| SUPPLIED MATERIAL |
* * *

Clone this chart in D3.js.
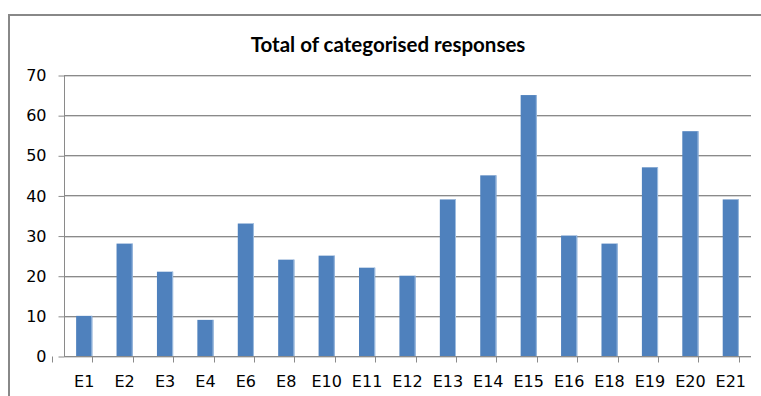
<!DOCTYPE html>
<html>
<head>
<meta charset="utf-8">
<script src="https://cdn.jsdelivr.net/npm/d3@7/dist/d3.min.js"></script>
<style>
  html, body { margin: 0; padding: 0; background: #fff; }
  svg { display: block; }
</style>
</head>
<body>
<svg id="chart" width="761" height="396"></svg>
<script>
// Category labels and counts per category
const categories = ["E1","E2","E3","E4","E6","E8","E10","E11","E12","E13","E14","E15","E16","E18","E19","E20","E21"];
const values = [10, 28, 21, 9, 33, 24, 25, 22, 20, 39, 45, 65, 30, 28, 47, 56, 39];
const yTicks = [0, 10, 20, 30, 40, 50, 60, 70];
const title = "Total of categorised responses";

const svg = d3.select("#chart");
const W = 761, H = 396;
const plot = { left: 64, right: 751, top: 75, bottom: 356 };
const labelFont = "'DejaVu Sans', Verdana, sans-serif";

// Outer chart frame (top and left edges visible)
svg.append("path")
  .attr("d", `M9,${H + 5} L9,15 L${W + 5},15`)
  .attr("fill", "none")
  .attr("stroke", "#888")
  .attr("stroke-width", 2);

// Title
svg.append("text")
  .attr("x", 388)
  .attr("y", 51.5)
  .attr("text-anchor", "middle")
  .attr("font-family", "Lato, 'Open Sans', sans-serif")
  .attr("font-weight", "bold")
  .attr("font-size", 20.5)
  .attr("fill", "#000")
  .text(title);

const x = d3.scaleBand()
  .domain(categories)
  .range([plot.left, plot.right])
  .paddingInner(0.6)
  .paddingOuter(0.3);

const y = d3.scaleLinear()
  .domain([0, 70])
  .range([plot.bottom, plot.top]);

// Horizontal gridlines with a faint shadow line beneath
const grid = svg.append("g");
yTicks.filter(t => t > 0).forEach(t => {
  const yy = Math.round(y(t)) + 0.5;
  grid.append("line")
    .attr("x1", plot.left).attr("x2", plot.right)
    .attr("y1", yy + 1).attr("y2", yy + 1)
    .attr("stroke", "#d6d6d6");
  grid.append("line")
    .attr("x1", plot.left).attr("x2", plot.right)
    .attr("y1", yy).attr("y2", yy)
    .attr("stroke", "#8a8a8a");
});

// Bars
const bars = svg.append("g");
categories.forEach((c, i) => {
  const bx = x(c), bw = x.bandwidth();
  const top = y(values[i]);
  bars.append("rect")
    .attr("x", bx).attr("y", top)
    .attr("width", bw).attr("height", y(0) - top)
    .attr("fill", "#4f81bd");
  bars.append("rect")
    .attr("x", bx + bw - 1).attr("y", top)
    .attr("width", 1).attr("height", y(0) - top)
    .attr("fill", "#9fbde0");
});

// Y axis
const yAxis = d3.axisLeft(y)
  .tickValues(yTicks)
  .tickSize(6)
  .tickPadding(12)
  .tickFormat(d3.format("d"));
const gy = svg.append("g")
  .attr("transform", `translate(${plot.left + 0.5},0.5)`)
  .call(yAxis);
gy.attr("font-family", labelFont).attr("font-size", 16);
gy.select(".domain").attr("stroke", "#8a8a8a").attr("d", `M0,${plot.top}V${plot.bottom}`);
gy.selectAll(".tick line").attr("stroke", "#8a8a8a");
gy.selectAll(".tick text")
  .attr("font-family", labelFont)
  .attr("font-size", 16)
  .attr("fill", "#000");

// X axis: ticks sit on category boundaries
const gx = svg.append("g")
  .attr("transform", `translate(0,${Math.round(plot.bottom) + 0.5})`);
gx.append("line")
  .attr("x1", plot.left).attr("x2", plot.right)
  .attr("stroke", "#8a8a8a");
gx.append("line")
  .attr("x1", plot.left).attr("x2", plot.right)
  .attr("y1", 1).attr("y2", 1)
  .attr("stroke", "#d6d6d6");
const step = x.step();
const boundaries = d3.range(categories.length + 1).map(i => x(categories[0]) - x.paddingOuter() * step - x.paddingInner() * step / 2 + i * step);
gx.selectAll(".btick").data(boundaries).join("line")
  .attr("class", "btick")
  .attr("x1", d => Math.round(d) + 0.5).attr("x2", d => Math.round(d) + 0.5)
  .attr("y1", 0).attr("y2", 6)
  .attr("stroke", "#8a8a8a");
gx.selectAll(".clabel").data(categories).join("text")
  .attr("class", "clabel")
  .attr("x", d => x(d) + x.bandwidth() / 2)
  .attr("y", 30)
  .attr("text-anchor", "middle")
  .attr("font-family", labelFont)
  .attr("font-size", 16)
  .attr("fill", "#000")
  .text(d => d);
</script>
</body>
</html>
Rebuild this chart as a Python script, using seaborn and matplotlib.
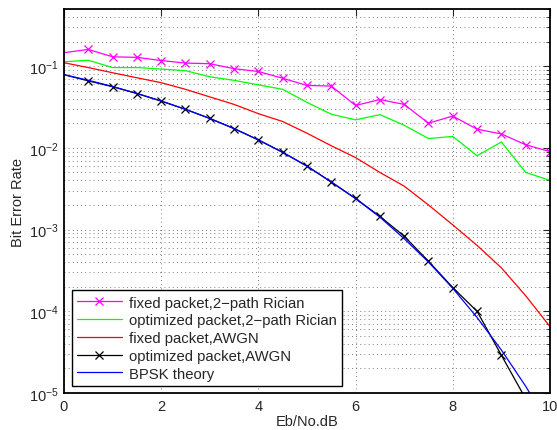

* * *

| TASK GOAL |
Repeat each entry exactly as it appears; skip any picture.

| OUTPUT OF THE EXERCISE |
Clone this chart in D3.js.
<!DOCTYPE html>
<html>
<head>
<meta charset="utf-8">
<script src="https://cdn.jsdelivr.net/npm/d3@7/dist/d3.min.js"></script>
<style>
  html, body { margin: 0; padding: 0; background: #fff; }
  svg { display: block; }
</style>
</head>
<body>
<svg id="chart" width="761" height="396"></svg>
<script>
// Category labels and counts per category
const categories = ["E1","E2","E3","E4","E6","E8","E10","E11","E12","E13","E14","E15","E16","E18","E19","E20","E21"];
const values = [10, 28, 21, 9, 33, 24, 25, 22, 20, 39, 45, 65, 30, 28, 47, 56, 39];
const yTicks = [0, 10, 20, 30, 40, 50, 60, 70];
const title = "Total of categorised responses";

const svg = d3.select("#chart");
const W = 761, H = 396;
const plot = { left: 64, right: 751, top: 75, bottom: 356 };
const labelFont = "'DejaVu Sans', Verdana, sans-serif";

// Outer chart frame (top and left edges visible)
svg.append("path")
  .attr("d", `M9,${H + 5} L9,15 L${W + 5},15`)
  .attr("fill", "none")
  .attr("stroke", "#888")
  .attr("stroke-width", 2);

// Title
svg.append("text")
  .attr("x", 388)
  .attr("y", 51.5)
  .attr("text-anchor", "middle")
  .attr("font-family", "Lato, 'Open Sans', sans-serif")
  .attr("font-weight", "bold")
  .attr("font-size", 20.5)
  .attr("fill", "#000")
  .text(title);

const x = d3.scaleBand()
  .domain(categories)
  .range([plot.left, plot.right])
  .paddingInner(0.6)
  .paddingOuter(0.3);

const y = d3.scaleLinear()
  .domain([0, 70])
  .range([plot.bottom, plot.top]);

// Horizontal gridlines with a faint shadow line beneath
const grid = svg.append("g");
yTicks.filter(t => t > 0).forEach(t => {
  const yy = Math.round(y(t)) + 0.5;
  grid.append("line")
    .attr("x1", plot.left).attr("x2", plot.right)
    .attr("y1", yy + 1).attr("y2", yy + 1)
    .attr("stroke", "#d6d6d6");
  grid.append("line")
    .attr("x1", plot.left).attr("x2", plot.right)
    .attr("y1", yy).attr("y2", yy)
    .attr("stroke", "#8a8a8a");
});

// Bars
const bars = svg.append("g");
categories.forEach((c, i) => {
  const bx = x(c), bw = x.bandwidth();
  const top = y(values[i]);
  bars.append("rect")
    .attr("x", bx).attr("y", top)
    .attr("width", bw).attr("height", y(0) - top)
    .attr("fill", "#4f81bd");
  bars.append("rect")
    .attr("x", bx + bw - 1).attr("y", top)
    .attr("width", 1).attr("height", y(0) - top)
    .attr("fill", "#9fbde0");
});

// Y axis
const yAxis = d3.axisLeft(y)
  .tickValues(yTicks)
  .tickSize(6)
  .tickPadding(12)
  .tickFormat(d3.format("d"));
const gy = svg.append("g")
  .attr("transform", `translate(${plot.left + 0.5},0.5)`)
  .call(yAxis);
gy.attr("font-family", labelFont).attr("font-size", 16);
gy.select(".domain").attr("stroke", "#8a8a8a").attr("d", `M0,${plot.top}V${plot.bottom}`);
gy.selectAll(".tick line").attr("stroke", "#8a8a8a");
gy.selectAll(".tick text")
  .attr("font-family", labelFont)
  .attr("font-size", 16)
  .attr("fill", "#000");

// X axis: ticks sit on category boundaries
const gx = svg.append("g")
  .attr("transform", `translate(0,${Math.round(plot.bottom) + 0.5})`);
gx.append("line")
  .attr("x1", plot.left).attr("x2", plot.right)
  .attr("stroke", "#8a8a8a");
gx.append("line")
  .attr("x1", plot.left).attr("x2", plot.right)
  .attr("y1", 1).attr("y2", 1)
  .attr("stroke", "#d6d6d6");
const step = x.step();
const boundaries = d3.range(categories.length + 1).map(i => x(categories[0]) - x.paddingOuter() * step - x.paddingInner() * step / 2 + i * step);
gx.selectAll(".btick").data(boundaries).join("line")
  .attr("class", "btick")
  .attr("x1", d => Math.round(d) + 0.5).attr("x2", d => Math.round(d) + 0.5)
  .attr("y1", 0).attr("y2", 6)
  .attr("stroke", "#8a8a8a");
gx.selectAll(".clabel").data(categories).join("text")
  .attr("class", "clabel")
  .attr("x", d => x(d) + x.bandwidth() / 2)
  .attr("y", 30)
  .attr("text-anchor", "middle")
  .attr("font-family", labelFont)
  .attr("font-size", 16)
  .attr("fill", "#000")
  .text(d => d);
</script>
</body>
</html>
Rebuild this chart as a Python script, using seaborn and matplotlib.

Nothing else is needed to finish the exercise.